> Recorded information:
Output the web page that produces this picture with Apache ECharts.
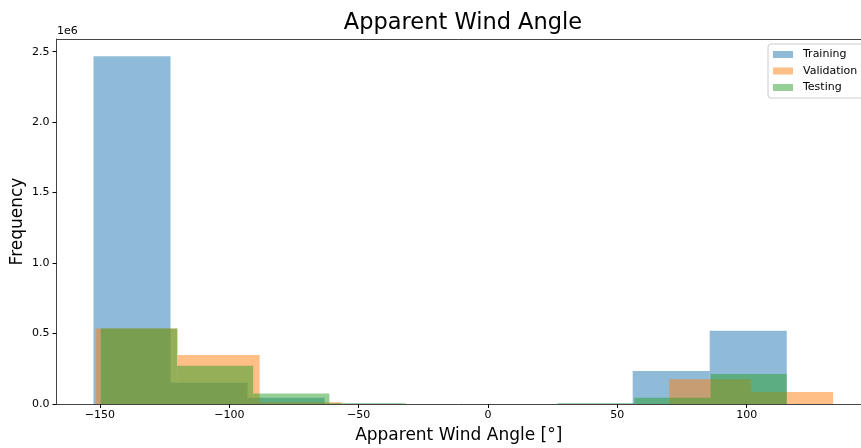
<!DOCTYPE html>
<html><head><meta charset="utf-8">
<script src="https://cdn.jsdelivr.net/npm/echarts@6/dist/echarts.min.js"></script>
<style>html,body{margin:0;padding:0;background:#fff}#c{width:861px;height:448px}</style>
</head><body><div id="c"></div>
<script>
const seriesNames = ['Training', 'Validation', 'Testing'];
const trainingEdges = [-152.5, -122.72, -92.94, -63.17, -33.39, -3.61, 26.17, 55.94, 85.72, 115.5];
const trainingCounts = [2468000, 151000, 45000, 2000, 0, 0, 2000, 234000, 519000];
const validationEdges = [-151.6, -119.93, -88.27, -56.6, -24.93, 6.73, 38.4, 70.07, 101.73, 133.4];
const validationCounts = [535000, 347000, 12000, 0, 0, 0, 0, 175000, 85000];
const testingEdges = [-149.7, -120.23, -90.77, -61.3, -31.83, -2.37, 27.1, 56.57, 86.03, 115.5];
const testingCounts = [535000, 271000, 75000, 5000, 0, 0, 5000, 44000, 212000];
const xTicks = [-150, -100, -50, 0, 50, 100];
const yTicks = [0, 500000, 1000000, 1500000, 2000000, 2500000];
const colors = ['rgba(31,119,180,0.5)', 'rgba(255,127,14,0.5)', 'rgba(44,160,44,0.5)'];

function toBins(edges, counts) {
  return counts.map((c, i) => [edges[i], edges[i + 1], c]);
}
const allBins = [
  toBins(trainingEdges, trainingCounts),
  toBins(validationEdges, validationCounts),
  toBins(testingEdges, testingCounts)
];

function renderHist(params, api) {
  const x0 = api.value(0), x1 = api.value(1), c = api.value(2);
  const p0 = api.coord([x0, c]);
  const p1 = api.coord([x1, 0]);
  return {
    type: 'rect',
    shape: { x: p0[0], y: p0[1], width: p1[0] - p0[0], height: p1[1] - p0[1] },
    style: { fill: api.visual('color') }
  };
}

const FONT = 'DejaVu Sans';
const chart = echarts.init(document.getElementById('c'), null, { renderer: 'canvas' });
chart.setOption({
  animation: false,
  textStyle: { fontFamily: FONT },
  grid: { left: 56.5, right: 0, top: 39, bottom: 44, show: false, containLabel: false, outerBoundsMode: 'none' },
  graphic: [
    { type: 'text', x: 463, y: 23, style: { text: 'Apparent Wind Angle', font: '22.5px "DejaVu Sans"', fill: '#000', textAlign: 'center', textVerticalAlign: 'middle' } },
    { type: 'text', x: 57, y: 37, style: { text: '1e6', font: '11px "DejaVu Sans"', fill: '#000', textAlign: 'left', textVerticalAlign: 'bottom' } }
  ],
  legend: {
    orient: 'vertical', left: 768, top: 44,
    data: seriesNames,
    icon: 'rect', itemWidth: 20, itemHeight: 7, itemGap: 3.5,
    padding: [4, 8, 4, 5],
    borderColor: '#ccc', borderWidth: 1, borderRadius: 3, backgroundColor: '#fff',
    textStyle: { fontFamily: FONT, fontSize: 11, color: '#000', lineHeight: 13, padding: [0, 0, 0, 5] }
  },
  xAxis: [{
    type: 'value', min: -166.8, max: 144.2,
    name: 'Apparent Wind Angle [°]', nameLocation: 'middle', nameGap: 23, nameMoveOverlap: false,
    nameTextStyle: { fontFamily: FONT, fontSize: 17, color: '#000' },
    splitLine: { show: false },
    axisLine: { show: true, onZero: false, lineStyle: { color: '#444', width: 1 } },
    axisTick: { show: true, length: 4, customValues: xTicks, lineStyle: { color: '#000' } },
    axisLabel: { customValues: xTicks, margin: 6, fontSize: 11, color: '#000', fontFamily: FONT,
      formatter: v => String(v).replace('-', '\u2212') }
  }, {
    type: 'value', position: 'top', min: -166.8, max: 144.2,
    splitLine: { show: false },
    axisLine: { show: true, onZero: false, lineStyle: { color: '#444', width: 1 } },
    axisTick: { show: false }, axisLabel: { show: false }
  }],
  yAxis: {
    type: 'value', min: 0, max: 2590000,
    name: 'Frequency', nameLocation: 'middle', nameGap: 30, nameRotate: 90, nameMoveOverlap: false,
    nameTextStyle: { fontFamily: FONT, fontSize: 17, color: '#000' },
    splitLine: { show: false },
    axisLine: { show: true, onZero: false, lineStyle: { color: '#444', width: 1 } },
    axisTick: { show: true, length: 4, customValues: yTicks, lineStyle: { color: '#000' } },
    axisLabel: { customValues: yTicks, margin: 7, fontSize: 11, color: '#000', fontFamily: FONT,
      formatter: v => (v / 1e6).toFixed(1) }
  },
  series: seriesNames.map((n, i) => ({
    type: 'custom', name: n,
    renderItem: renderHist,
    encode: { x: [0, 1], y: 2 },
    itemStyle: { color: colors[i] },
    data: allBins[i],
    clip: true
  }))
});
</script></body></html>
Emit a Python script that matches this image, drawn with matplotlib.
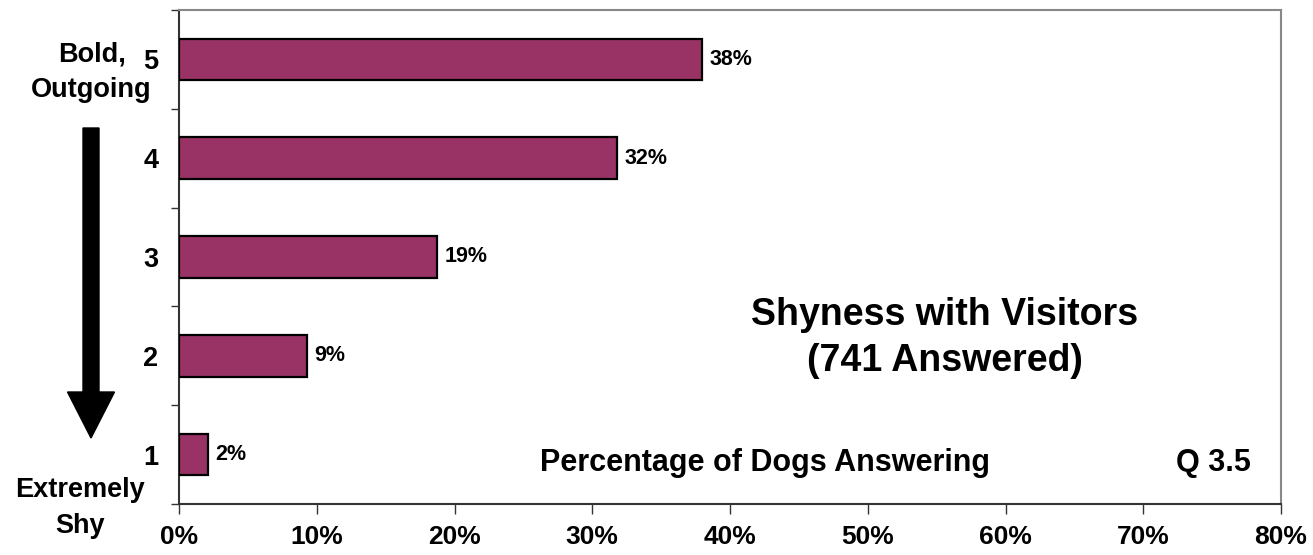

> Exercise:
Only the count is wanted: report how many lines of the material above hold the word "this".

> Written response:
2